All N MAC operations are performed with O(1) complexity, which is essential to implement energy-efficient SNN. The simulation setup used for the analog SNN implementation and evaluation is presented in Fig. 4b33. The SNN is implemented and trained in Python using bindsnet34, pytorch, and NVIDIA CUDA libraries. The MNIST dataset35 is used to train and evaluate the accuracy of the network. The MNIST image pixels are converted into spike trains using the Poisson encoding scheme, where each spike train is 350 ms in length (duration).

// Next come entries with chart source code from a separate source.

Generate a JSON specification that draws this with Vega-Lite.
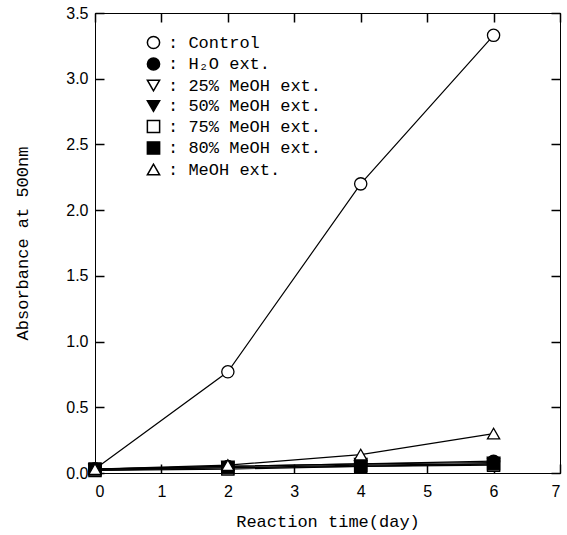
{
  "$schema": "https://vega.github.io/schema/vega-lite/v6.json",
  "width": 465,
  "height": 460,
  "autosize": {"type": "none"},
  "padding": {"left": 95, "top": 13, "right": 7, "bottom": 62},
  "background": "white",
  "config": {
    "view": {"stroke": "black", "strokeWidth": 1},
    "axis": {
      "grid": false,
      "ticks": true,
      "zindex": 1,
      "domainColor": "black",
      "tickColor": "black",
      "tickOpacity": 1,
      "tickWidth": 1.5,
      "tickSize": -9,
      "labelPadding": 16,
      "labelFont": "Liberation Sans",
      "labelFontSize": 16,
      "labelColor": "black",
      "titleFont": "Liberation Mono",
      "titleFontSize": 17,
      "titleFontWeight": "normal",
      "titleColor": "black"
    }
  },
  "data": {
    "values": [
      {"series": "Control", "day": 0, "abs": 0.03},
      {"series": "Control", "day": 2, "abs": 0.77},
      {"series": "Control", "day": 4, "abs": 2.2},
      {"series": "Control", "day": 6, "abs": 3.33},
      {"series": "H₂O ext.", "day": 0, "abs": 0.03},
      {"series": "H₂O ext.", "day": 2, "abs": 0.05},
      {"series": "H₂O ext.", "day": 4, "abs": 0.07},
      {"series": "H₂O ext.", "day": 6, "abs": 0.09},
      {"series": "25% MeOH ext.", "day": 0, "abs": 0.02},
      {"series": "25% MeOH ext.", "day": 2, "abs": 0.04},
      {"series": "25% MeOH ext.", "day": 4, "abs": 0.05},
      {"series": "25% MeOH ext.", "day": 6, "abs": 0.07},
      {"series": "50% MeOH ext.", "day": 0, "abs": 0.03},
      {"series": "50% MeOH ext.", "day": 2, "abs": 0.05},
      {"series": "50% MeOH ext.", "day": 4, "abs": 0.07},
      {"series": "50% MeOH ext.", "day": 6, "abs": 0.08},
      {"series": "75% MeOH ext.", "day": 0, "abs": 0.02},
      {"series": "75% MeOH ext.", "day": 2, "abs": 0.03},
      {"series": "75% MeOH ext.", "day": 4, "abs": 0.05},
      {"series": "75% MeOH ext.", "day": 6, "abs": 0.06},
      {"series": "80% MeOH ext.", "day": 0, "abs": 0.03},
      {"series": "80% MeOH ext.", "day": 2, "abs": 0.04},
      {"series": "80% MeOH ext.", "day": 4, "abs": 0.06},
      {"series": "80% MeOH ext.", "day": 6, "abs": 0.07},
      {"series": "MeOH ext.", "day": 0, "abs": 0.03},
      {"series": "MeOH ext.", "day": 2, "abs": 0.06},
      {"series": "MeOH ext.", "day": 4, "abs": 0.14},
      {"series": "MeOH ext.", "day": 6, "abs": 0.3}
    ]
  },
  "layer": [
    {
      "mark": {"type": "line", "color": "black", "strokeWidth": 1.2},
      "encoding": {
        "x": {"field": "day", "type": "quantitative", "scale": {"domain": [0, 7], "nice": false}, "axis": null},
        "y": {"field": "abs", "type": "quantitative", "scale": {"domain": [0, 3.5], "nice": false}, "axis": null},
        "detail": {"field": "series"}
      }
    },
    {
      "mark": {"type": "point", "stroke": "black", "strokeWidth": 1.3, "opacity": 1, "filled": false, "size": 150},
      "encoding": {
        "x": {"field": "day", "type": "quantitative", "scale": {"domain": [0, 7], "nice": false},
          "axis": {"orient": "bottom", "title": "Reaction time(day)", "values": [0,1,2,3,4,5,6,7], "format": "d", "labelPadding": 19, "titlePadding": 14}},
        "y": {"field": "abs", "type": "quantitative", "scale": {"domain": [0, 3.5], "nice": false},
          "axis": {"orient": "left", "title": "Absorbance at 500nm", "values": [0,0.5,1,1.5,2,2.5,3,3.5], "format": ".1f", "titlePadding": 34}},
        "shape": {
          "field": "series", "type": "nominal",
          "scale": {
            "domain": ["Control", "H₂O ext.", "25% MeOH ext.", "50% MeOH ext.", "75% MeOH ext.", "80% MeOH ext.", "MeOH ext."],
            "range": ["circle", "circle", "triangle-down", "triangle-down", "square", "square", "triangle-up"]
          },
          "legend": {
            "orient": "none", "legendX": 50, "legendY": 21, "title": null,
            "labelExpr": "': ' + datum.label",
            "labelFont": "Liberation Mono", "labelFontSize": 17, "labelColor": "black",
            "symbolSize": 150, "rowPadding": 2.5, "labelOffset": 6, "padding": 0,
            "encode": {"symbols": {"update": {"stroke": {"value": "black"}, "strokeWidth": {"value": 1.3}}}}
          }
        },
        "fill": {
          "field": "series", "type": "nominal",
          "scale": {
            "domain": ["Control", "H₂O ext.", "25% MeOH ext.", "50% MeOH ext.", "75% MeOH ext.", "80% MeOH ext.", "MeOH ext."],
            "range": ["white", "black", "white", "black", "white", "black", "white"]
          },
          "legend": {
            "orient": "none", "legendX": 50, "legendY": 21, "title": null,
            "labelExpr": "': ' + datum.label",
            "labelFont": "Liberation Mono", "labelFontSize": 17, "labelColor": "black",
            "symbolSize": 150, "rowPadding": 2.5, "labelOffset": 6, "padding": 0,
            "encode": {"symbols": {"update": {"stroke": {"value": "black"}, "strokeWidth": {"value": 1.3}}}}
          }
        }
      }
    },
    {
      "mark": {"type": "point", "opacity": 0},
      "encoding": {
        "x": {"field": "day", "type": "quantitative", "scale": {"domain": [0, 7], "nice": false},
          "axis": {"orient": "top", "title": null, "labels": false, "values": [0,1,2,3,4,5,6,7]}},
        "y": {"field": "abs", "type": "quantitative", "scale": {"domain": [0, 3.5], "nice": false},
          "axis": {"orient": "right", "title": null, "labels": false, "values": [0,0.5,1,1.5,2,2.5,3,3.5]}}
      }
    }
  ],
  "resolve": {"axis": {"x": "independent", "y": "independent"}}
}
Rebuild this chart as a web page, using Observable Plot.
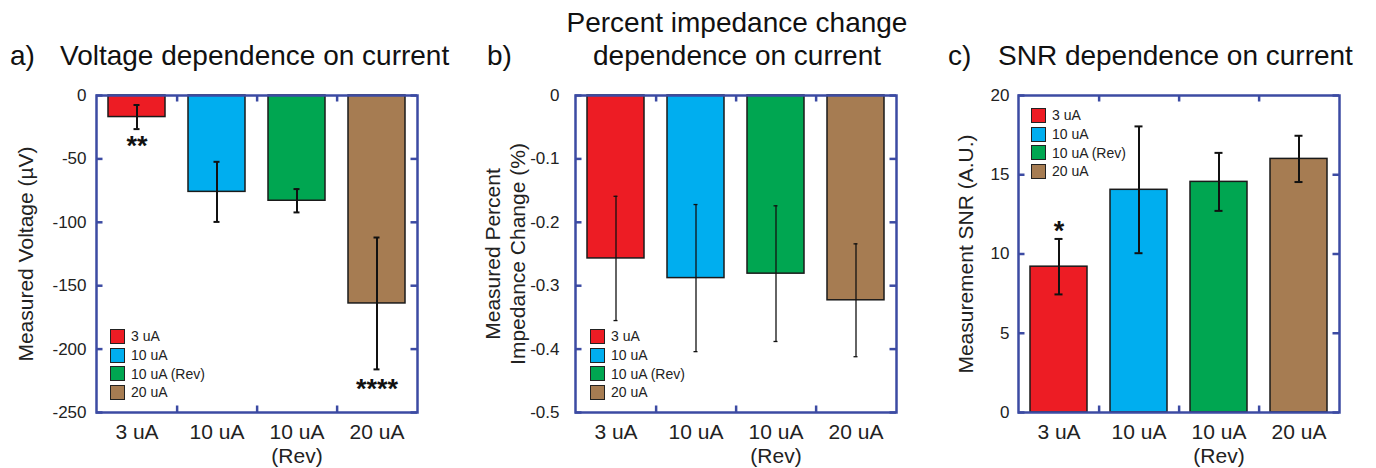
<!DOCTYPE html>
<html>
<head>
<meta charset="utf-8">
<script src="https://cdn.jsdelivr.net/npm/d3@7"></script>
<script src="https://cdn.jsdelivr.net/npm/@observablehq/plot@0.6"></script>
<style>
  body { margin: 0; background: #fff; font-family: "Liberation Sans", Arial, sans-serif; }
  #wrap { position: relative; width: 1376px; height: 468px; overflow: hidden; background: #fff; }
  .abs { position: absolute; white-space: nowrap; color: #111; }
  .title { font-size: 28px; line-height: 33px; }
  .legend { position: absolute; font-size: 14px; color: #222; }
  .legend .row { display: flex; align-items: center; height: 18.7px; }
  .legend .sw { width: 13px; height: 13px; border: 1.5px solid #222; margin-right: 6px; }
</style>
</head>
<body>
<div id="wrap"></div>
<script>
// ---------- data ----------
const categories = ["3 uA", "10 uA", "10 uA (Rev)", "20 uA"];
const colors = ["#ED1C24", "#00AEEF", "#00A651", "#A67C52"];

const voltageMean = [-17, -76, -83, -164];
const voltageErr  = [9.5, 23.7, 9.2, 52];
const voltageTicks = [0, -50, -100, -150, -200, -250];
const voltageStarCats = ["3 uA", "20 uA"];
const voltageStarY = [-35.5, -227];
const voltageStarText = ["**", "****"];

const impedanceMean = [-0.257, -0.288, -0.281, -0.323];
const impedanceErr  = [0.098, 0.116, 0.107, 0.089];
const impedanceTicks = [0, -0.1, -0.2, -0.3, -0.4, -0.5];

const snrMean = [9.2, 14.05, 14.55, 16.0];
const snrErr  = [1.75, 4.0, 1.83, 1.46];
const snrTicks = [0, 5, 10, 15, 20];
const snrStarCats = ["3 uA"];
const snrStarY = [11.8];
const snrStarText = ["*"];

// ---------- drawing ----------
const FONT = '"Liberation Sans", Arial, sans-serif';
const FRAME = "#3C4BA3";
const wrap = document.getElementById("wrap");

function addDiv(html, cls, style) {
  const d = document.createElement("div");
  d.className = cls;
  d.innerHTML = html;
  Object.assign(d.style, style);
  wrap.appendChild(d);
  return d;
}

function panel(o) {
  const rows = categories.map((c, i) => ({cat: c, v: o.mean[i], lo: o.mean[i] - o.err[i], hi: o.mean[i] + o.err[i]}));
  const stars = (o.starCats || []).map((c, i) => ({cat: c, y: o.starY[i], t: o.starText[i]}));
  const H = 468, MT = 95, MB = 56;
  const frameW = o.width - o.ml - o.mr;
  const frameH = H - MT - MB;
  const half = frameW / categories.length / 2;
  const T = 6.5;
  const tk = {stroke: FRAME, strokeWidth: 2.5};
  const svg = Plot.plot({
    width: o.width, height: H,
    marginLeft: o.ml, marginRight: o.mr, marginTop: MT, marginBottom: MB,
    style: {fontFamily: FONT, color: "#222", background: "transparent", overflow: "visible"},
    x: {domain: categories, paddingInner: 0.29, paddingOuter: 0.145, axis: null},
    y: {domain: o.domain, axis: null},
    color: {domain: categories, range: colors},
    marks: [
      Plot.barY(rows, {x: "cat", y: "v", fill: "cat", stroke: "#1a1a1a", strokeWidth: 1.5}),
      Plot.ruleX(rows, {x: "cat", y1: "lo", y2: "hi", stroke: "#111", strokeWidth: o.errW}),
      Plot.tickY(rows, {x: "cat", y: "lo", stroke: "#111", strokeWidth: o.errW, insetLeft: o.capInset, insetRight: o.capInset}),
      Plot.tickY(rows, {x: "cat", y: "hi", stroke: "#111", strokeWidth: o.errW, insetLeft: o.capInset, insetRight: o.capInset}),
      Plot.text(stars, {x: "cat", y: "y", text: "t", fontSize: 27, fontWeight: "bold", fill: "#111", dy: 6, letterSpacing: 2}),
      // inward tick marks on all four sides
      Plot.ruleY(o.ticks, {y: d => d, insetRight: frameW - T, ...tk}),
      Plot.ruleY(o.ticks, {y: d => d, insetLeft: frameW - T, ...tk}),
      Plot.ruleX(categories.slice(0, 3), {x: d => d, dx: half, insetTop: frameH - T, ...tk}),
      Plot.ruleX(categories.slice(0, 3), {x: d => d, dx: half, insetBottom: frameH - T, ...tk}),
      Plot.frame({stroke: FRAME, strokeWidth: 2.5}),
      Plot.axisY(o.ticks, {anchor: "left", tickSize: 0, tickPadding: o.tickPad, fontSize: 17, label: null, tickFormat: d => String(d), fill: "#222"}),
      Plot.axisX(categories, {anchor: "bottom", tickSize: 0, tickPadding: 9, fontSize: 21, lineHeight: 1.15, label: null, fill: "#222", tickFormat: d => d.replace(" (", "\n(")}),
      Plot.text([o.ylabel], {frameAnchor: "left", textAnchor: "middle", lineAnchor: "middle", rotate: -90, dx: o.ylabelDx, fontSize: 21, lineHeight: 1.2, fill: "#222"})
    ]
  });
  const holder = document.createElement("div");
  holder.style.position = "absolute";
  holder.style.left = o.left + "px";
  holder.style.top = "0px";
  holder.appendChild(svg);
  wrap.appendChild(holder);

  // legend
  addDiv(categories.map((c, i) =>
    `<div class="row"><div class="sw" style="background:${colors[i]}"></div><span>${c}</span></div>`).join(""),
    "legend", {left: o.legendX + "px", top: o.legendY + "px"});
}

panel({left: 0, width: 460, ml: 96, mr: 43, domain: [-250, 0], ticks: voltageTicks,
  mean: voltageMean, err: voltageErr, errW: 2, capInset: 25.5, tickPad: 10,
  starCats: voltageStarCats, starY: voltageStarY, starText: voltageStarText,
  ylabel: "Measured Voltage (µV)", ylabelDx: -72, legendX: 110, legendY: 327});

panel({left: 460, width: 470, ml: 115, mr: 34, domain: [-0.5, 0], ticks: impedanceTicks,
  mean: impedanceMean, err: impedanceErr, errW: 1.3, capInset: 26.5, tickPad: 16,
  ylabel: "Measured Percent\nImpedance Change (%)", ylabelDx: -71, legendX: 590, legendY: 327});

panel({left: 930, width: 446, ml: 88, mr: 37, domain: [0, 20], ticks: snrTicks,
  mean: snrMean, err: snrErr, errW: 2, capInset: 24.5, tickPad: 9,
  starCats: snrStarCats, starY: snrStarY, starText: snrStarText,
  ylabel: "Measurement SNR (A.U.)", ylabelDx: -53.5, legendX: 1031, legendY: 106});

// titles
addDiv("a)", "abs title", {left: "10px", top: "39px"});
addDiv("Voltage dependence on current", "abs title", {left: "60px", top: "39px"});
addDiv("b)", "abs title", {left: "487px", top: "39px"});
addDiv("Percent impedance change<br>dependence on current", "abs title", {left: "537px", width: "400px", top: "6px", textAlign: "center"});
addDiv("c)", "abs title", {left: "948px", top: "39px"});
addDiv("SNR dependence on current", "abs title", {left: "998px", top: "39px"});
</script>
</body>
</html>
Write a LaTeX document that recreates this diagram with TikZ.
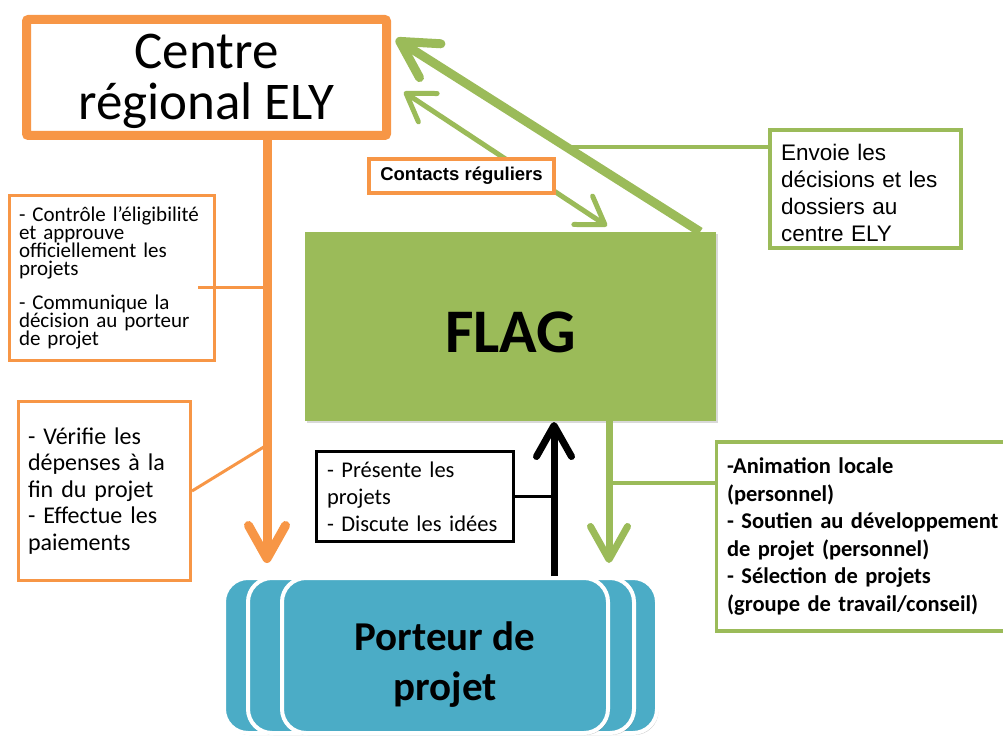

The training progress of the network is evaluated by gradually increasing the number of training samples every 20 epochs. Figure 4c shows the evolution of the training accuracy as a function of training samples. As presented, the training accuracy reaches its peak accuracy, 95%, when trained with 44,000 samples. Afterward, the network stabilizes with minor over-fitting. To evaluate the inference accuracy of the architecture, the input image pixels are first converted into spike trains as shown in Fig. 4d. From the figure, it can be observed that the spike trains are dependent on the pixel intensity and they are divided into three main levels. High-intensity image pixels are converted into high-rate spike trains (yellow). Medium-intensity pixels, e.g., pixels around the edges of the digit, are converted into medium-rate spike trains (green, blue). Finally, low-intensity pixels are converted into low-rate spike trains (purple). The figure also shows the reconstructed image from the inference output spikes of the network. The inference accuracy evaluation shows that the SNN achieves 95% inference accuracy when provided random image from the test dataset of the MNIST dataset. To evaluate the energy consumption of the CIM-based analog SNN architecture, the trained 8-bit weights of the network are programmed to the memristive crossbar, and the spike trains are provided as input for the VMM operation on the crossbar. To determine the inference energy efficiency of the device crossbar-based SNN, first, we extract the average spike activity of the network from behavioral simulation. Then, the write and read energy of the memristor device is extracted from device-level characterization by voltage sweeping which gives the current across the memristor at different resistance levels. The current and voltage pairs are then used to determine the write and read energy of the memristor analytically. Finally, the memristor writes and reads energy values along with the behavioral-level spike activity of the network are used to determine the energy efficiency. Results show that the proposed CIM implementation performs VMM in an energy-efficient manner with few femtojoules per spike. This demonstrates the potential of the fabricated multi-bit memristive device to realize energy-efficient SNN implementation for edge computing.

Conclusion

This paper presented a SWCNTs-based memristor device using a monolayer of SWCNTs. The key insights of the fabricated device are the analog switching ability along with its long-term memory which provide a great opportunity to achieve compact neuromorphic devices. The pivotal memory characteristics of the device were exploited to implement SNN and perform classification in a high accuracy and energy-efficient manner. The results reported in this work are considered a milestone towards utilizing environmentally and economically sustainable materials to build emerging memory devices for energy-efficient computation at the edge.